固執していたのだなあ、とふと思う。楽しくいなきゃ、楽しいはずだ!私達は!と、呪いをかけていたみたいだ。そんな時期ばかりではないのか。いつかまた、があるのだろうか。気軽に会える友達が少ない彼女は、余計に不安に感じている。でも、生きるしかないのだ。ひとりでも、なんとか生きるしか。

思えば、一人で何かをすることが少ない人生だったなと思い返している。若い頃は恋人や同僚、友達。やりたいことを一緒にやることが多かった。今は、誰かに声をかけること、声を掛けられて乗ること、が億劫で仕方ない。飲みに行くことですら、大抵一人でさっと飲んで帰りたい気分が多くなってきた。誰かと、が、重荷になってきた。元々一人行動が平気な人もいるが、私は誰かいるなら誰かと、がいい方だったのに。まあそれもいいのだけど。

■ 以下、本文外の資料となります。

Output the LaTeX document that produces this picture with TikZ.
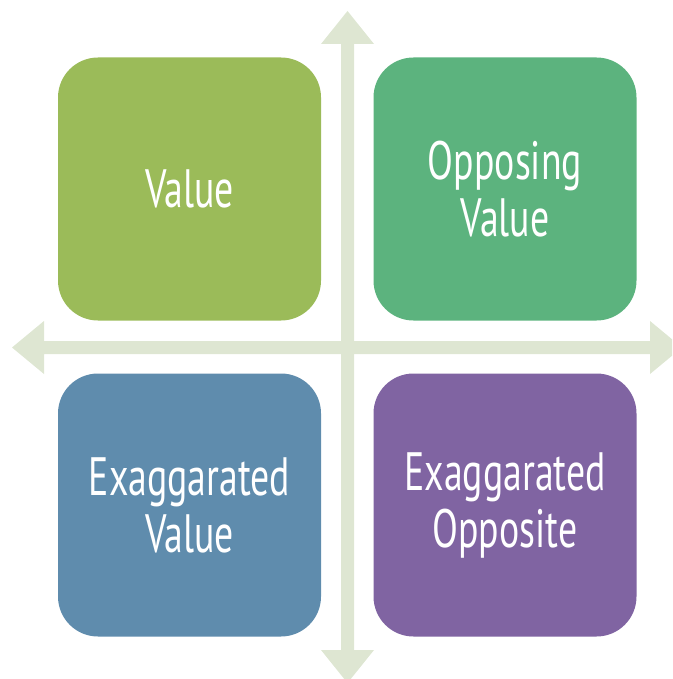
\documentclass[tikz,border=0pt]{standalone}
\usepackage{fontspec}
\setmainfont{PT Sans}[FakeStretch=0.7]
\definecolor{axiscol}{HTML}{DEE6D2}
\definecolor{cval}{HTML}{9BBB59}
\definecolor{copp}{HTML}{5CB37E}
\definecolor{cexv}{HTML}{5F8CAD}
\definecolor{cexo}{HTML}{8064A2}
\tikzset{
  quad/.style={rounded corners=40pt, minimum width=263pt, minimum height=263pt,
    inner sep=0pt, text=white, align=center,
    font=\fontsize{54}{57}\selectfont},
}
\begin{document}
\begin{tikzpicture}[x=1pt,y=-1pt]
\useasboundingbox (0,0) rectangle (672,679);
\clip (0,0) rectangle (672,679);
% axes
\fill[axiscol] (12,347.5) -- (44,321) -- (44,341) -- (650,341) -- (650,321) -- (682,347.5)
  -- (650,374) -- (650,354) -- (44,354) -- (44,374) -- cycle;
\fill[axiscol] (347.5,11) -- (321,44) -- (341,44) -- (341,650) -- (321,650) -- (347.5,683)
  -- (374,650) -- (354,650) -- (354,44) -- (374,44) -- cycle;
% quadrants
\node[quad, fill=cval] (val) at (189.5,189) {Value};
\node[quad, fill=copp] (opp) at (505,189) {Opposing\\Value};
\node[quad, fill=cexv] (exv) at (189.5,505) {Exaggarated\\Value};
\node[quad, fill=cexo] (exo) at (505,505) {Exaggarated\\Opposite};
\end{tikzpicture}
\end{document}
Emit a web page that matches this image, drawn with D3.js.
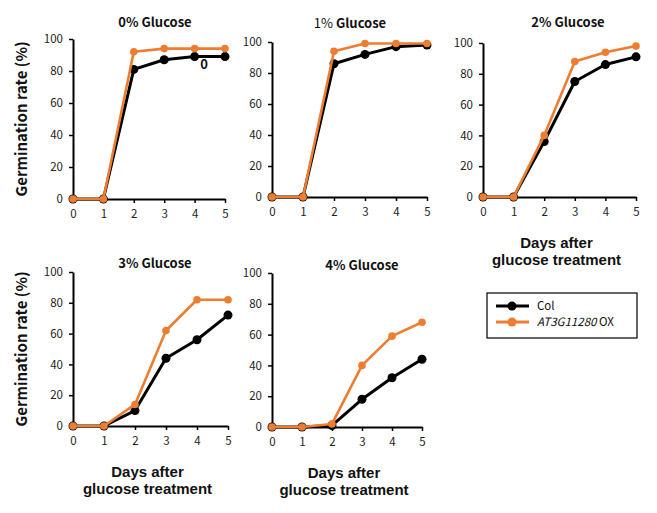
<!DOCTYPE html>
<html><head><meta charset="utf-8">
<script src="https://cdn.jsdelivr.net/npm/d3@7"></script>
<style>
body{margin:0;background:#fff;}
text{font-family:"Noto Sans CJK KR","Noto Sans",sans-serif;}
.axt{font-family:"Liberation Sans",Arial,sans-serif;}
</style></head>
<body>
<svg id="c" width="657" height="513"></svg>
<script>
const days = [0,1,2,3,4,5];
const yTicks = [0,20,40,60,80,100];
const titles = ["0% Glucose","1% Glucose","2% Glucose","3% Glucose","4% Glucose"];
const colValues = [
  [0,0,81,87,89,89],
  [0,0,86,92,97,98],
  [0,0,36,75,86,91],
  [0,0,10,44,56,72],
  [0,0,1,18,32,44]
];
const oxValues = [
  [0,0,92,94,94,94],
  [0,0,94,99,99,99],
  [0,0,40,88,94,98],
  [0,0,14,62,82,82],
  [0,0,2,40,59,68]
];
const seriesNames = ["Col","AT3G11280 OX"];
const colors = ["#000000","#ED7D31"];

// layout (pixel frames for each panel)
const frames = [
  {x0:73,x1:225,yTop:39,yBot:199,ylab:true,xlab:false,tx:155,ty:27},
  {x0:272,x1:427,yTop:42,yBot:197,ylab:false,xlab:false,tx:350,ty:28},
  {x0:483,x1:636,yTop:43,yBot:197,ylab:false,xlab:true,tx:568,ty:27},
  {x0:73,x1:228,yTop:272,yBot:426,ylab:true,xlab:true,tx:155,ty:268},
  {x0:272,x1:422,yTop:273,yBot:427,ylab:false,xlab:true,tx:362,ty:270}
];

const svg = d3.select("#c");
const fmt = d3.format("d");

frames.forEach((f,i)=>{
  const x = d3.scaleLinear().domain([0,5]).range([f.x0,f.x1]);
  const y = d3.scaleLinear().domain([0,100]).range([f.yBot,f.yTop]);
  const g = svg.append("g");

  const ya = g.append("g").attr("transform",`translate(${f.x0},0)`)
    .call(d3.axisLeft(y).tickValues(yTicks).tickFormat(fmt).tickSize(4).tickPadding(6).tickSizeOuter(0));
  const xa = g.append("g").attr("transform",`translate(0,${f.yBot})`)
    .call(d3.axisBottom(x).tickValues(days).tickFormat(fmt).tickSize(4).tickPadding(7).tickSizeOuter(0));
  [ya,xa].forEach(a=>{
    a.select(".domain").attr("stroke","#000").attr("stroke-width",2);
    a.selectAll(".tick line").attr("stroke","#000").attr("stroke-width",1.5);
    a.selectAll("text").attr("fill","#222").style("font-size","11.5px");
  });

  // title
  const parts = titles[i].split(" ");
  const t = g.append("text").attr("x",f.tx).attr("y",f.ty).attr("text-anchor","middle")
    .style("font-size","13px").attr("fill","#111");
  t.append("tspan").text(parts[0]+" ").style("font-weight", i===1 ? "normal" : "bold");
  t.append("tspan").text(parts[1]).style("font-weight","bold");

  const line = d3.line().x((d,j)=>x(days[j])).y(d=>y(d));
  [colValues[i], oxValues[i]].forEach((vals,s)=>{
    g.append("path").datum(vals).attr("d",line).attr("fill","none")
      .attr("stroke",colors[s]).attr("stroke-width",s===0?3:2.6).attr("stroke-linejoin","round");
    g.selectAll(null).data(vals).enter().append("circle")
      .attr("cx",(d,j)=>x(days[j])).attr("cy",d=>y(d))
      .attr("r",s===0?4.5:3.8).attr("fill",colors[s]);
  });

  if(f.ylab){
    g.append("text").attr("transform",`translate(27,${(f.yTop+f.yBot)/2}) rotate(-90)`)
      .attr("text-anchor","middle").style("font-size","15px").style("font-weight","bold")
      .attr("fill","#111").text("Germination rate (%)");
  }
  if(f.xlab){
    const cx = (f.x0+f.x1)/2 - 3;
    g.append("text").attr("class","axt").attr("x",cx).attr("y",f.yBot+51).attr("text-anchor","middle")
      .style("font-size","15px").style("font-weight","bold").attr("fill","#111").text("Days after");
    g.append("text").attr("class","axt").attr("x",cx).attr("y",f.yBot+68).attr("text-anchor","middle")
      .style("font-size","15px").style("font-weight","bold").attr("fill","#111").text("glucose treatment");
  }
});

// stray data label in first panel
svg.append("text").attr("x",204).attr("y",69).attr("text-anchor","middle")
  .style("font-size","13px").style("font-weight","bold").attr("fill","#111").text("0");

// legend
const lg = svg.append("g");
lg.append("rect").attr("x",487).attr("y",293).attr("width",150).attr("height",45)
  .attr("fill","#fff").attr("stroke","#000").attr("stroke-width",1.2);
seriesNames.forEach((n,s)=>{
  const yy = 306 + s*16;
  lg.append("line").attr("x1",496).attr("x2",529).attr("y1",yy).attr("y2",yy)
    .attr("stroke",colors[s]).attr("stroke-width",3);
  lg.append("circle").attr("cx",512).attr("cy",yy).attr("r",4.5).attr("fill",colors[s]);
  const t = lg.append("text").attr("x",537).attr("y",yy+4).style("font-size","11.5px").attr("fill","#111");
  if(s===0){ t.text(n); }
  else {
    const p = n.split(" ");
    t.append("tspan").text(p[0]).style("font-style","italic");
    t.append("tspan").text("\u00a0"+p[1]);
  }
});
</script>
</body></html>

彼女は歯を磨く。耳栓をしながら。夫の生活音が入って来ないように、夜は大体耳栓をしている。それぞれ好きな時間を過ごしている、と言えば聞こえがいいが、これはもはやただの同居だ。その核心をつくことができず、今日も無気力な表情だ。察して欲しい思春期の子供のようで、みっともない。

私達は、大人になんてなれないのかもしれない。